[begin Data to process]

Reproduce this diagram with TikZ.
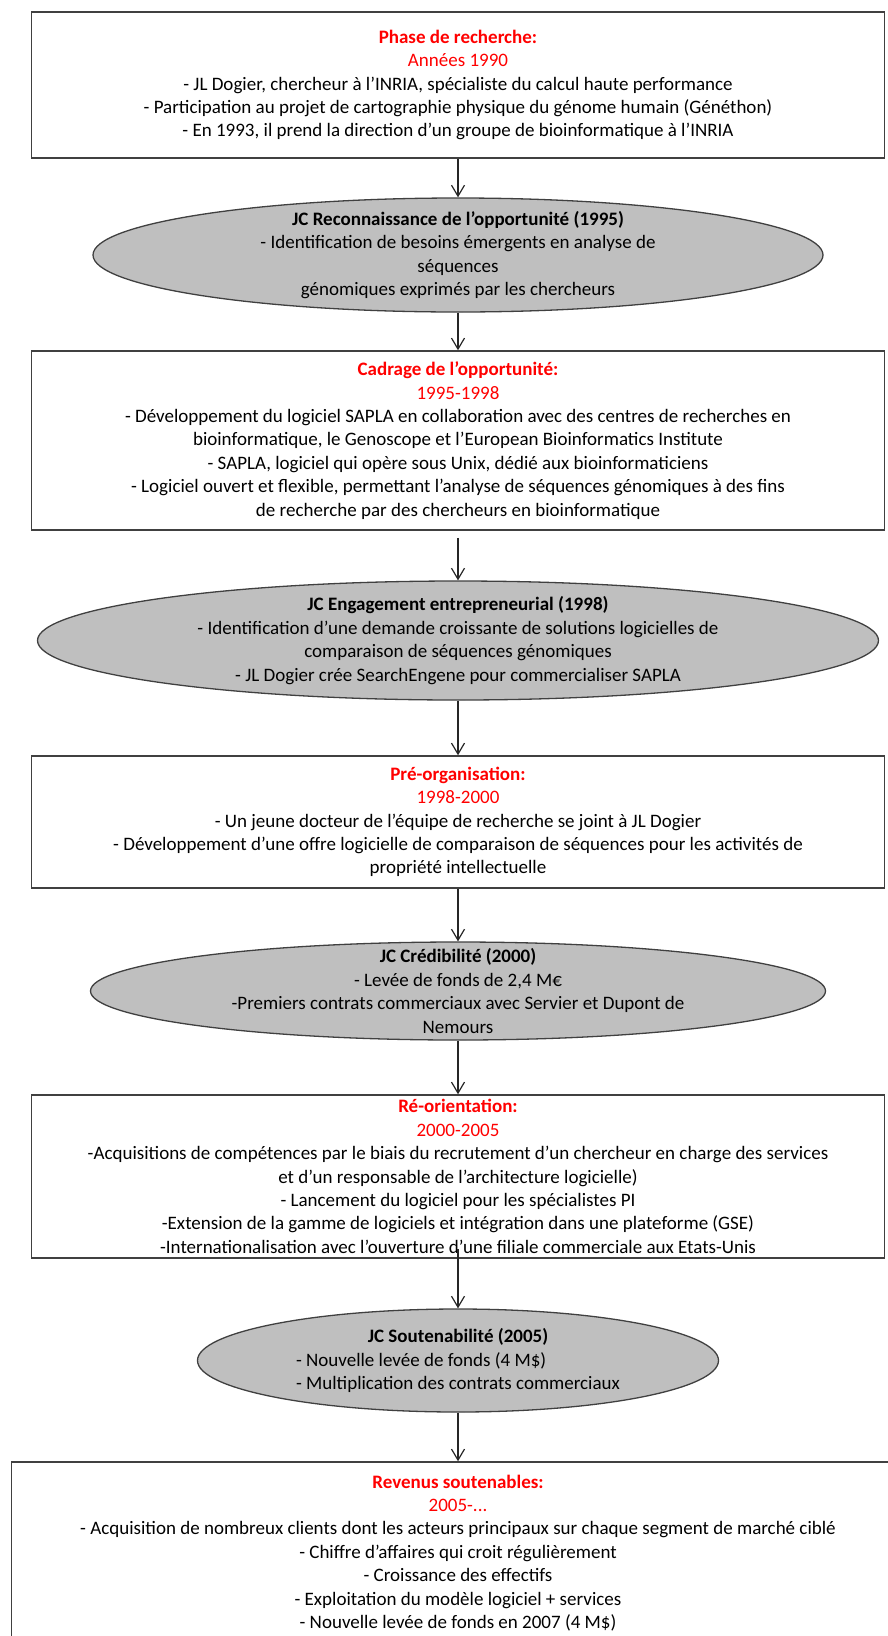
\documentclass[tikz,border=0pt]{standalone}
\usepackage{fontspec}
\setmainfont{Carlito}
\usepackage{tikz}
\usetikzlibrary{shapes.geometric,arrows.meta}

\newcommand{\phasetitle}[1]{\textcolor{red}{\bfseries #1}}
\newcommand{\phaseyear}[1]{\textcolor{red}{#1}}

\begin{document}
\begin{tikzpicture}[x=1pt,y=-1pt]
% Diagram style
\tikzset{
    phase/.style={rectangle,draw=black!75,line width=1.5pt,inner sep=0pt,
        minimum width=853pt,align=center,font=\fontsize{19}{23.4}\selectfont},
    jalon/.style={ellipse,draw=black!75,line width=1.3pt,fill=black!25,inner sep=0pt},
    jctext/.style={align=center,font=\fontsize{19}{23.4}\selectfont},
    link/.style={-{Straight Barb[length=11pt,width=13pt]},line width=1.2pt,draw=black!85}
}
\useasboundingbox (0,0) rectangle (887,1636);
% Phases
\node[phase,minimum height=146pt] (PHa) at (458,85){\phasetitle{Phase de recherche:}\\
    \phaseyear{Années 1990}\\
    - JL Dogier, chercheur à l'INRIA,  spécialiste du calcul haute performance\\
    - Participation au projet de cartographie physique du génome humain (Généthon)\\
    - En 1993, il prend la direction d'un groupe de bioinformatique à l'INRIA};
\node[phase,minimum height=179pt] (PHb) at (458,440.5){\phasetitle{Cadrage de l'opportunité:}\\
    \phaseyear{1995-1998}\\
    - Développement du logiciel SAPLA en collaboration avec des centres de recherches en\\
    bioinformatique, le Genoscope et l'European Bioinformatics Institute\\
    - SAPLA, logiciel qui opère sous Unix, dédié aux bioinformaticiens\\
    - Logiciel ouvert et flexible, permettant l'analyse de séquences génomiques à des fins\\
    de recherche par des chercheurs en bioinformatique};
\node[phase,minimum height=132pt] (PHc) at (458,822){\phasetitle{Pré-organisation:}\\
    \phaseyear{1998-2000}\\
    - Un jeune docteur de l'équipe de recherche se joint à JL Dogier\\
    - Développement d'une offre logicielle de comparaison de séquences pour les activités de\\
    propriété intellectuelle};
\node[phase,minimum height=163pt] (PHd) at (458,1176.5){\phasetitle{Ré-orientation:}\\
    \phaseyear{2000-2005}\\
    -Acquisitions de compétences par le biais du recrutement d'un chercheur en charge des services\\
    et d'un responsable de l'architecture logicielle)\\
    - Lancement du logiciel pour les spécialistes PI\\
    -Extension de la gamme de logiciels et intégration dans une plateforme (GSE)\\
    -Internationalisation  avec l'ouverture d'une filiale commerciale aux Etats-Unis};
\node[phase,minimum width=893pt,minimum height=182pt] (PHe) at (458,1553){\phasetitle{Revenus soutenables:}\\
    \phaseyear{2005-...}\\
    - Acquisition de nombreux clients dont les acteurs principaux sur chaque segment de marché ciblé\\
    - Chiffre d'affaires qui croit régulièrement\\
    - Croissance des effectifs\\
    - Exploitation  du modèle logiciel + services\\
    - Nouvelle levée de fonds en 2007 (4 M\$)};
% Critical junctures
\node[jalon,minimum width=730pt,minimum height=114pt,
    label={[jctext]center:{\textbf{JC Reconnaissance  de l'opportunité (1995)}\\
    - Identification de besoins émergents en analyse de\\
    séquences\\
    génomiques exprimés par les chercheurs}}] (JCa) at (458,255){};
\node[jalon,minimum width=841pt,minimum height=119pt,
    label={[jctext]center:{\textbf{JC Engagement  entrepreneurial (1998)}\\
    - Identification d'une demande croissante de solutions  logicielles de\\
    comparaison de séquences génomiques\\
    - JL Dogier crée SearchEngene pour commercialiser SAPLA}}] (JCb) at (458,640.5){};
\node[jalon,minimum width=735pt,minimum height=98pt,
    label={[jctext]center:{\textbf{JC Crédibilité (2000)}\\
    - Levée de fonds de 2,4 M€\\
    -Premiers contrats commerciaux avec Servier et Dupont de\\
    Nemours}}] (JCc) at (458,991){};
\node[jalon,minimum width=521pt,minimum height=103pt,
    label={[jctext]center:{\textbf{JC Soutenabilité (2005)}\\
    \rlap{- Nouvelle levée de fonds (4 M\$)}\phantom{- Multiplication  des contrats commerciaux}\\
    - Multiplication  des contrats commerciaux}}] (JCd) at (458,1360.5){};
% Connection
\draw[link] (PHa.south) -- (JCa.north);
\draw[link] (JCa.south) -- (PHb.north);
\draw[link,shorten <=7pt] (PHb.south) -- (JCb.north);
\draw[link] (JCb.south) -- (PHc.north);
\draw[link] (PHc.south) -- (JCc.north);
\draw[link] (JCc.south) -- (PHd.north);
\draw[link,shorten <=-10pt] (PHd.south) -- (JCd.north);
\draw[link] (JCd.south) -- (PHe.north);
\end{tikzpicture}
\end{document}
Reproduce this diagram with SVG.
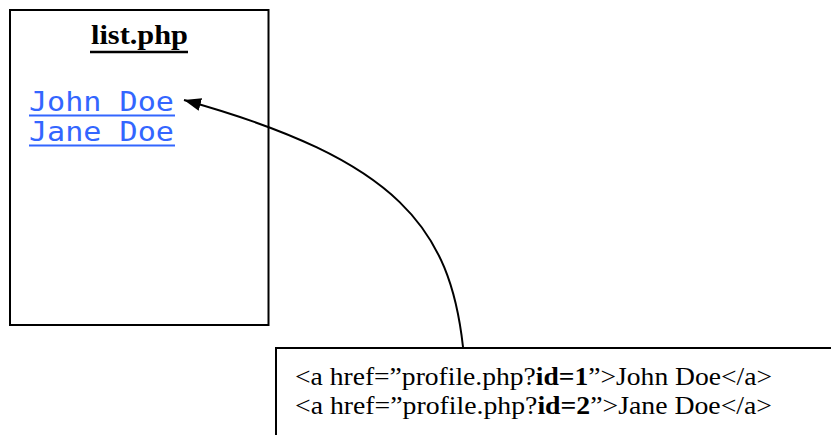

[end Data to process]
[begin Data to process]

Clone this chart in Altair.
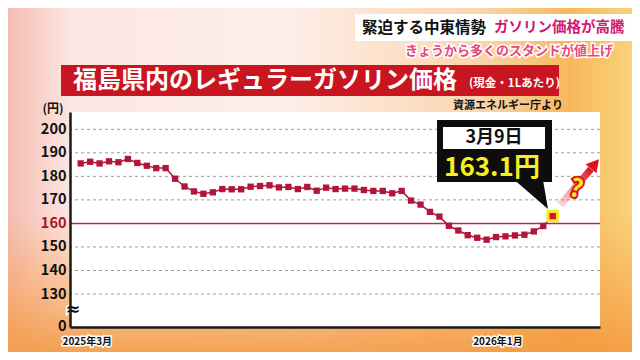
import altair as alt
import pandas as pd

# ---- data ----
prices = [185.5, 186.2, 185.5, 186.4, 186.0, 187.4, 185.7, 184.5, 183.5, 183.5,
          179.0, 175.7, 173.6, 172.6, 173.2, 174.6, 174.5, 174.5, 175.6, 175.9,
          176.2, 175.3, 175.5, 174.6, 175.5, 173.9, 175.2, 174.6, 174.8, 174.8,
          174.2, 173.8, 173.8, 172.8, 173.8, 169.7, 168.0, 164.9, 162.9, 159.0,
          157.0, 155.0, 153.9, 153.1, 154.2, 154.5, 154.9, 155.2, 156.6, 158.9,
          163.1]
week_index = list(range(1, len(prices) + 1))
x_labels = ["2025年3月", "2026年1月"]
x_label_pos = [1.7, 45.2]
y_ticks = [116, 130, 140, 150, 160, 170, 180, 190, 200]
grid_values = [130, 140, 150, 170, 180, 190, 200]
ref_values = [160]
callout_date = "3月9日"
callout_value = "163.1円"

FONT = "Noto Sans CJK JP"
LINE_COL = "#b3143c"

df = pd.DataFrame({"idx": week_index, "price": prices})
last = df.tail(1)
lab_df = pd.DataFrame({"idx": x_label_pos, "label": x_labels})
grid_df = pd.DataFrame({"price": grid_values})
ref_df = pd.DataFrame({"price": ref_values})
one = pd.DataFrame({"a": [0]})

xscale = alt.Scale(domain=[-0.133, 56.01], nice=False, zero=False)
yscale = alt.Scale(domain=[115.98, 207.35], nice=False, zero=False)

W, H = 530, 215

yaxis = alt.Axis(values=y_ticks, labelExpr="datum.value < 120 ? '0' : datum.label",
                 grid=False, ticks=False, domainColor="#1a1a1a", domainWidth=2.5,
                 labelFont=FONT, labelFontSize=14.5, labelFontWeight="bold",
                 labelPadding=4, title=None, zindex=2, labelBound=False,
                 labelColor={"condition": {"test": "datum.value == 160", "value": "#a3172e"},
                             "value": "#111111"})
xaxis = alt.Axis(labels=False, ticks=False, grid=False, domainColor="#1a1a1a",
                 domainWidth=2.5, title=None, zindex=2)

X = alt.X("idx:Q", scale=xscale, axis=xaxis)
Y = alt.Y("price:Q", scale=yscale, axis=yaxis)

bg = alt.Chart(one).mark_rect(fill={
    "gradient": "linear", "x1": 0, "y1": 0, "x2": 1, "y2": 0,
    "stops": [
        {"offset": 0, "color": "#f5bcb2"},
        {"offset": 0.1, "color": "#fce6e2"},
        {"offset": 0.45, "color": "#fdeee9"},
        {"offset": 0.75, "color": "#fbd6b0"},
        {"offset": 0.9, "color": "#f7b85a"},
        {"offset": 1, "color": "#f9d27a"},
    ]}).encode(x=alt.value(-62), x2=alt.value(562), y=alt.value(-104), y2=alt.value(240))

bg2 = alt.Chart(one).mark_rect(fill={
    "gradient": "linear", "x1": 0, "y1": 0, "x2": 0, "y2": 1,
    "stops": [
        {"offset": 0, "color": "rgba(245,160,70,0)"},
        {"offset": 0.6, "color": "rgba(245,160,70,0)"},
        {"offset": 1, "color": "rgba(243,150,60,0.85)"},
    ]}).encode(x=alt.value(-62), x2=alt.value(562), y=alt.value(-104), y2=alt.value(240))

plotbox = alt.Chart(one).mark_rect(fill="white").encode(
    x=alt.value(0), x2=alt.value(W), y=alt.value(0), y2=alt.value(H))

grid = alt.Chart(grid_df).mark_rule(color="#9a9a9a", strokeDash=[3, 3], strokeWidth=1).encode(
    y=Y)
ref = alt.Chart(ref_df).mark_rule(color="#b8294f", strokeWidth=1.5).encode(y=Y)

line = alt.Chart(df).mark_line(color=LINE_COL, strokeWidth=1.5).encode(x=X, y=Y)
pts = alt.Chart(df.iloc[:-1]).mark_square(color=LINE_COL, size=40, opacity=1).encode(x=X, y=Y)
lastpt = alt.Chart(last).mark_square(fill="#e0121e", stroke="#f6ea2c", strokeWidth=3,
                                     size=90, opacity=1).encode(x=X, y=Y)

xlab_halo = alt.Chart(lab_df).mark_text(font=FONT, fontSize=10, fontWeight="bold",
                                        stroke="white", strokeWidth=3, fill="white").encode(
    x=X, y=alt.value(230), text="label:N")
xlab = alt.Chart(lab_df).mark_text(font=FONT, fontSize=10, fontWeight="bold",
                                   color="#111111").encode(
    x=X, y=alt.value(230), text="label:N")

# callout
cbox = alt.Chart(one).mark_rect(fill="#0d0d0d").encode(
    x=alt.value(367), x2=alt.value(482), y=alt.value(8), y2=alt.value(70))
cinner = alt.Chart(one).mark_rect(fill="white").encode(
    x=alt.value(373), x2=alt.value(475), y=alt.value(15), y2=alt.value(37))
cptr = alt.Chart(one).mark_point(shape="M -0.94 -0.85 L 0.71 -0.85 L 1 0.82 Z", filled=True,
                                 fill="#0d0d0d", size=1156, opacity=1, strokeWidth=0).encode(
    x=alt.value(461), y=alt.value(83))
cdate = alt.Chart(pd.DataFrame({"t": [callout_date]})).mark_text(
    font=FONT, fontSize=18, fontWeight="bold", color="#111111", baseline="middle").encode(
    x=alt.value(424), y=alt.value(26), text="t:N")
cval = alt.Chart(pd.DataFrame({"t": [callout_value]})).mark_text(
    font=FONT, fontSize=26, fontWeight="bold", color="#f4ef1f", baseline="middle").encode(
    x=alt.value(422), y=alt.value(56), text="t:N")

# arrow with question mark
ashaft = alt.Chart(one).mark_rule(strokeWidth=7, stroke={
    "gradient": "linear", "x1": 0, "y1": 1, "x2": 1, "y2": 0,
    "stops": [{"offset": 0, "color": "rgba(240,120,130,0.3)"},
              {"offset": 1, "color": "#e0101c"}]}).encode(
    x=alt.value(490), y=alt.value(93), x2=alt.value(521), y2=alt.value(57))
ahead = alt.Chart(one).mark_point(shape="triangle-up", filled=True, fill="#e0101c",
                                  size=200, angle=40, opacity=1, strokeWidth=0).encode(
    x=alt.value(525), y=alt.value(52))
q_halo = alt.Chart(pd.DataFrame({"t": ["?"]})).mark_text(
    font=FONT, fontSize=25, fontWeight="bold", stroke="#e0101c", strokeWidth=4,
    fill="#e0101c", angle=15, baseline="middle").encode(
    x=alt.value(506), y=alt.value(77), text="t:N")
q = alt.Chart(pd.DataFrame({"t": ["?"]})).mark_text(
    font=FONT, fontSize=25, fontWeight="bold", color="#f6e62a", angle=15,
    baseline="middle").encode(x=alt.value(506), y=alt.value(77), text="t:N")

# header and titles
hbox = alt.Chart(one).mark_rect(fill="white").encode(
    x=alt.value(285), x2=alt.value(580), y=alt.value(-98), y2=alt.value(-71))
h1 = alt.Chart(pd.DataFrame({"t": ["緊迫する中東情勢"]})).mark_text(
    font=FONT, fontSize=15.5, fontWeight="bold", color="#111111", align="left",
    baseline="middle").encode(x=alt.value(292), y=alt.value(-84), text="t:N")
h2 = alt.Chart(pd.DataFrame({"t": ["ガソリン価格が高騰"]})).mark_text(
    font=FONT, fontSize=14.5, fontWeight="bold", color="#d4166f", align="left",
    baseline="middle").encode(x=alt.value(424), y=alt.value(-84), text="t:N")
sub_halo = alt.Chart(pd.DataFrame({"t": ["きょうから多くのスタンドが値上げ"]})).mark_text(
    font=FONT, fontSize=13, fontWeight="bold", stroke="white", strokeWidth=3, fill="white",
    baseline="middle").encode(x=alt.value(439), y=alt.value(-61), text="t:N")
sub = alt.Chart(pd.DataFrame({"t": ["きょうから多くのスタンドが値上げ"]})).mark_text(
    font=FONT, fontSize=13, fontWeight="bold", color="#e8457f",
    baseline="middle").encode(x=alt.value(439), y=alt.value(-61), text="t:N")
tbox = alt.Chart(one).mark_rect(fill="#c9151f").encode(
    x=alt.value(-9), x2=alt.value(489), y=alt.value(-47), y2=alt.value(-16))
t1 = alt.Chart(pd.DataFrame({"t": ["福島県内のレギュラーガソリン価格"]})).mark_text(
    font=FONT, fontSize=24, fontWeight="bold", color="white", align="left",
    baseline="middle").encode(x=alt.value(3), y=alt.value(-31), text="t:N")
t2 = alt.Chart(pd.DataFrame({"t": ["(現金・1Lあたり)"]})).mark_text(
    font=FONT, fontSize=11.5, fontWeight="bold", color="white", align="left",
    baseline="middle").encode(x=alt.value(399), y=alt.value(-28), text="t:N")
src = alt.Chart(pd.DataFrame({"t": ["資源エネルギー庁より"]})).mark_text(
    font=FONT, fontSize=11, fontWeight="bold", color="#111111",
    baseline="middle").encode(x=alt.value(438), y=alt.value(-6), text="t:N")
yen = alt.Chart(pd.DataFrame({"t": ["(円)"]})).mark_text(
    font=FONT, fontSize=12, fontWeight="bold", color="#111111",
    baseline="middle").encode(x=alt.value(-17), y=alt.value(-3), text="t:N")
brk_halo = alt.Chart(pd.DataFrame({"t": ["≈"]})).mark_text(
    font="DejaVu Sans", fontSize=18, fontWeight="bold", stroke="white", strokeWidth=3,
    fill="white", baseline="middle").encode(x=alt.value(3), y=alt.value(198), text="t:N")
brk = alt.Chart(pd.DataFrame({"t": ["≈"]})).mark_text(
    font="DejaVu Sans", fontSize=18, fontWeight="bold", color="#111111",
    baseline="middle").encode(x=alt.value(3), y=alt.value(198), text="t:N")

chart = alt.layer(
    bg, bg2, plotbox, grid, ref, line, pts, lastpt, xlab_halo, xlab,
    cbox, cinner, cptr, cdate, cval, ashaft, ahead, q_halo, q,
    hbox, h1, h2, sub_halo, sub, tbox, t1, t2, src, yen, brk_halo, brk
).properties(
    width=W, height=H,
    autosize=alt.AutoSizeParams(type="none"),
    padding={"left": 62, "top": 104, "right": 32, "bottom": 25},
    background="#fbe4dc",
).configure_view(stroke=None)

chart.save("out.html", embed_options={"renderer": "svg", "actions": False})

[end Data to process]

# What you are asked to do:
Give back, unchanged, each line from the one containing "Clone this chart in Altair." through the one containing "import pandas as pd". Pictures are to be left out.

# Output of the task:
Clone this chart in Altair.
import altair as alt
import pandas as pd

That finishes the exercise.